In the September issue of this magazine, CEO of Airmic, John Ludlow, wrote an opinion piece on the first anniversary of the publication of the Insurance Act 2015 – a ground-breaking piece of legislation that was welcomed by all. Ludlow asked if the new Act had achieved its objectives thus far, his view that in some ways it had; but in others had not.

The Insurance Act 2015 is the first comprehensive statutory reform of UK insurance law of since 1906 and introduces thorough and drastic reform of some of the core tenets of UK insurance law, including the insured’s pre-contractual duty to the insurer, and remedies for its breach; the knowledge of the insured and the insurer for the purposes of the pre-contractual duty; the effect of insurance warranties and other terms tending to reduce the risk of loss; fraudulent claims; and damages for failure to pay an insurance claim in a reasonable time.

Written by David Kendall, partner at Cooley and former chairman of the British Insurance Law Association, and Harry Wright, a barrister at 7 King’s Bench Walk; this book is a thorough introduction to the Act and is focused primarily on its impact when applied to business insurance and reinsurance.

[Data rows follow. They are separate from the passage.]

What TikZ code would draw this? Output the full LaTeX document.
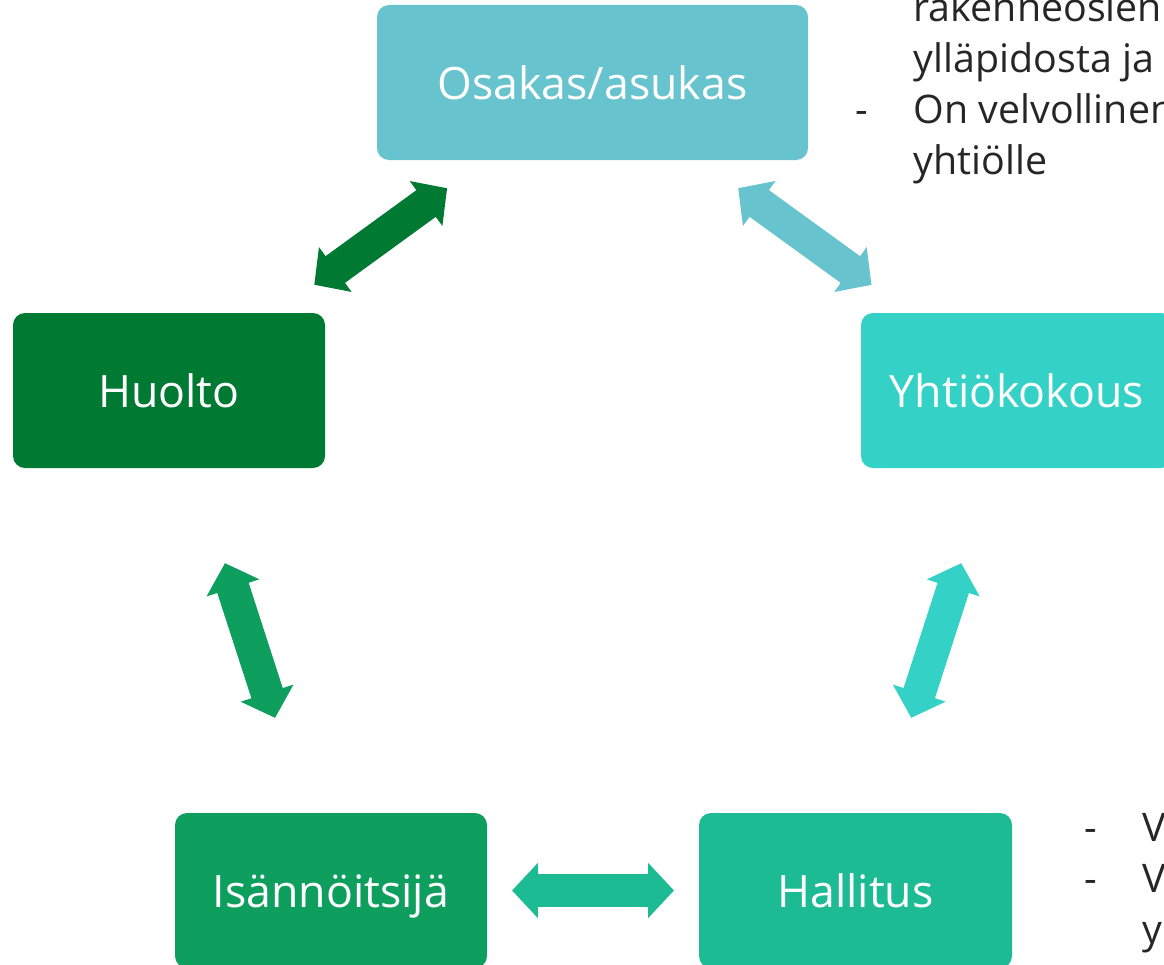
\documentclass[tikz,border=0pt]{standalone}
\usepackage{fontspec}
\setmainfont{Open Sans}
\usetikzlibrary{arrows.meta,positioning}

\definecolor{osakascol}{HTML}{67C3CD}
\definecolor{huoltocol}{HTML}{007A33}
\definecolor{yhtiocol}{HTML}{33D1C6}
\definecolor{isannoitsijacol}{HTML}{0E9E5E}
\definecolor{hallituscol}{HTML}{1DBB93}

\tikzset{
  box/.style={rectangle, rounded corners=0.12cm, minimum height=1.55cm, minimum width=3.12cm,
    inner sep=0pt, outer sep=0pt, text height=0.34cm, text depth=0cm, text=white,
    font=\fontsize{12.7}{15}\selectfont},
  bigarrow/.style={line width=0.33cm,
    {Triangle[width=0.54cm,length=0.26cm]}-{Triangle[width=0.54cm,length=0.26cm]}},
  note/.style={align=left, inner sep=0pt, anchor=base west, text=black!85,
    font=\fontsize{11.2}{14.5}\selectfont}
}

\begin{document}
\begin{tikzpicture}
\useasboundingbox (0,0) rectangle (11.64,-9.64);
\clip (0,0) rectangle (11.64,-9.64);

\newcommand{\myarrowboth}[4]{% couleur, depart, arrivee, recul
\draw[bigarrow,#1,shorten <=#4,shorten >=#4] (#2) -- (#3);
}

%osakas
\node[box,fill=osakascol,minimum width=4.31cm] (osakas) at (5.925,-0.825) {Osakas/asukas};
%huolto
\node[box,fill=huoltocol] (huolto) at (1.69,-3.905) {Huolto};
%yhtiokokous
\node[box,fill=yhtiocol] (yhtiokokous) at (10.17,-3.905) {Yhtiökokous};
%isannoitsija
\node[box,fill=isannoitsijacol] (isannoitsija) at (3.31,-8.905) {Isännöitsijä};
%hallitus
\node[box,fill=hallituscol,minimum width=3.13cm] (hallitus) at (8.555,-8.905) {Hallitus};

%arrows
\myarrowboth{huoltocol}{osakas}{huolto}{0.48cm}
\myarrowboth{osakascol}{osakas}{yhtiokokous}{0.48cm}
\myarrowboth{isannoitsijacol}{huolto}{isannoitsija}{1cm}
\myarrowboth{yhtiocol}{yhtiokokous}{hallitus}{1cm}
\myarrowboth{hallituscol}{isannoitsija}{hallitus}{0.25cm}

%notes
\node[note] (osakasnote) at (8.55,-1.747) {\hspace*{0.58cm}rakenneosien\\
\hspace*{0.58cm}ylläpidosta ja\\
\makebox[0.58cm][l]{-}On velvollinen\\
\hspace*{0.58cm}yhtiölle};
\node[note] (hallitusnote) at (10.84,-9.43) {\makebox[0.58cm][l]{-}V\\
\makebox[0.58cm][l]{-}V\\
\hspace*{0.58cm}y};

\end{tikzpicture}
\end{document}
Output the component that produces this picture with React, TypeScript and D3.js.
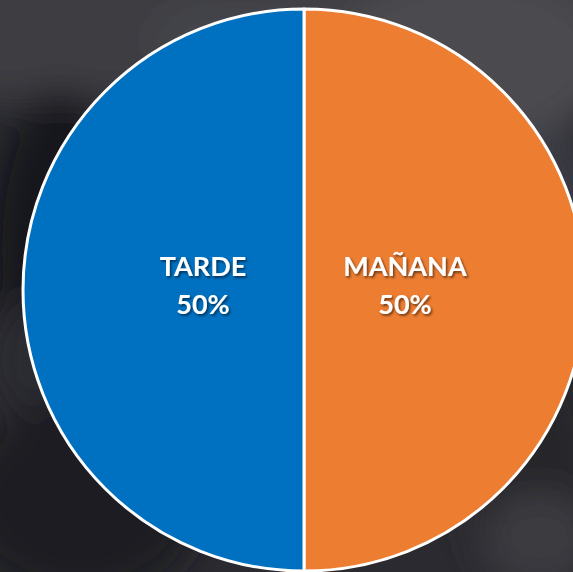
import React from "react";
import * as d3 from "d3";

const categories = ["MAÑANA", "TARDE"];
const values = [50, 50];
const colors = ["#ED7D31", "#0070C0"];

const W = 573;
const H = 572;
const cx = 304;
const cy = 290;
const R = 281;

export default function App() {
  const pie = d3.pie<number>().sort(null).value((d) => d);
  const arcs = pie(values);
  const arc = d3.arc<d3.PieArcDatum<number>>().innerRadius(0).outerRadius(R);
  const labelArc = d3.arc<d3.PieArcDatum<number>>().innerRadius(0).outerRadius(202);
  const total = d3.sum(values);
  const fmt = d3.format(".0%");

  return (
    <svg
      width={W}
      height={H}
      style={{ position: "absolute", left: 0, top: 0, display: "block" }}
    >
      <defs>
        <filter id="bgblur" x="-20%" y="-20%" width="140%" height="140%">
          <feGaussianBlur stdDeviation="18" />
        </filter>
        <filter id="tshadow" x="-20%" y="-20%" width="140%" height="140%">
          <feDropShadow dx="1.5" dy="1.8" stdDeviation="1.2" floodColor="#000" floodOpacity="0.55" />
        </filter>
      </defs>
      <rect x={0} y={0} width={W} height={H} fill="#2a2a30" />
      <g filter="url(#bgblur)">
        <rect x={-40} y={-40} width={W + 80} height={140} fill="#3c3c42" />
        <ellipse cx={470} cy={60} rx={140} ry={90} fill="#4c4c50" />
        <ellipse cx={540} cy={220} rx={60} ry={90} fill="#3a3b44" />
        <ellipse cx={240} cy={40} rx={90} ry={40} fill="#45454b" />
        <ellipse cx={60} cy={250} rx={70} ry={160} fill="#17171a" />
        <ellipse cx={30} cy={360} rx={40} ry={60} fill="#2c2c33" />
        <ellipse cx={80} cy={500} rx={120} ry={100} fill="#1c1b21" />
        <ellipse cx={530} cy={460} rx={70} ry={120} fill="#25252b" />
        <ellipse cx={540} cy={540} rx={60} ry={50} fill="#3a3a40" />
      </g>
      <g transform={`translate(${cx},${cy})`}>
        {arcs.map((a, i) => (
          <path
            key={categories[i]}
            d={arc(a) || ""}
            fill={colors[i]}
            stroke="#ffffff"
            strokeWidth={3}
            strokeLinejoin="round"
          />
        ))}
        {arcs.map((a, i) => {
          const [x, y] = labelArc.centroid(a);
          return (
            <text
              key={"l" + categories[i]}
              x={x}
              y={y}
              textAnchor="middle"
              fill="#ffffff"
              fontFamily="Lato, 'Open Sans', sans-serif"
              fontWeight={700}
              fontSize={27}
              filter="url(#tshadow)"
            >
              <tspan x={x} dy={-14}>{categories[i]}</tspan>
              <tspan x={x} dy={38}>{fmt(values[i] / total)}</tspan>
            </text>
          );
        })}
      </g>
    </svg>
  );
}
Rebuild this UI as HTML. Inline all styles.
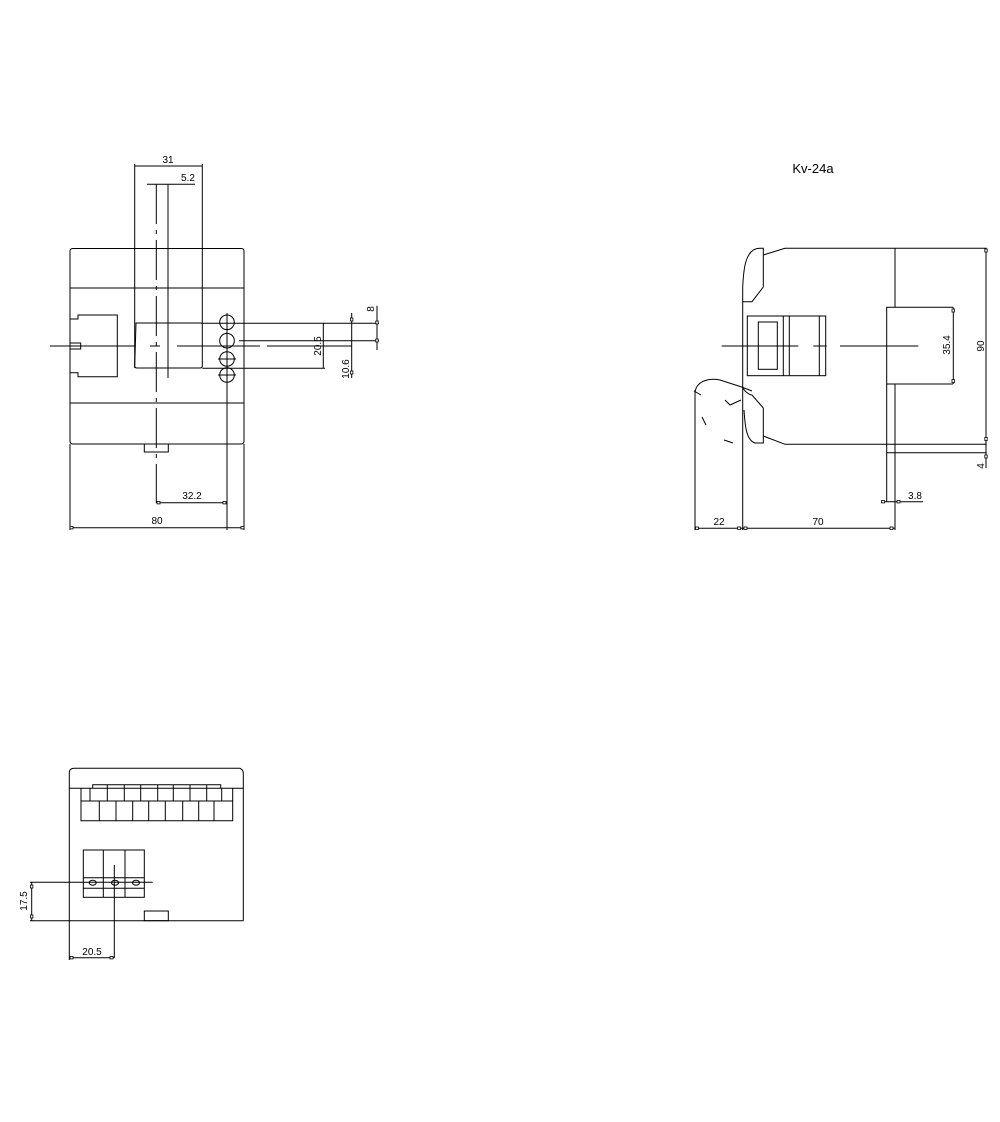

Of timely assistance not only to insurance lawyers and members of the judiciary, but also underwriters, claims handlers, brokers and buyers, this book covers each of the core changes brought about by the new legislation.

Airmic’s Ludlow said that, amongst other things, he would like to see more dialogue and more diligent underwriting at the point of placement, and that where this is happening, all parties have benefited. “The underwriter achieves more accurate pricing of risk, and the buyer achieves greater certainty of outcome,” he wrote. “The Insurance Act is a fantastic piece of legislation; let’s hope market practice evolves so all players can take full advantage of it.” This book could be a useful tool for those seeking to do just that.

This review was published in the November 2017 issue of CIR Magazine.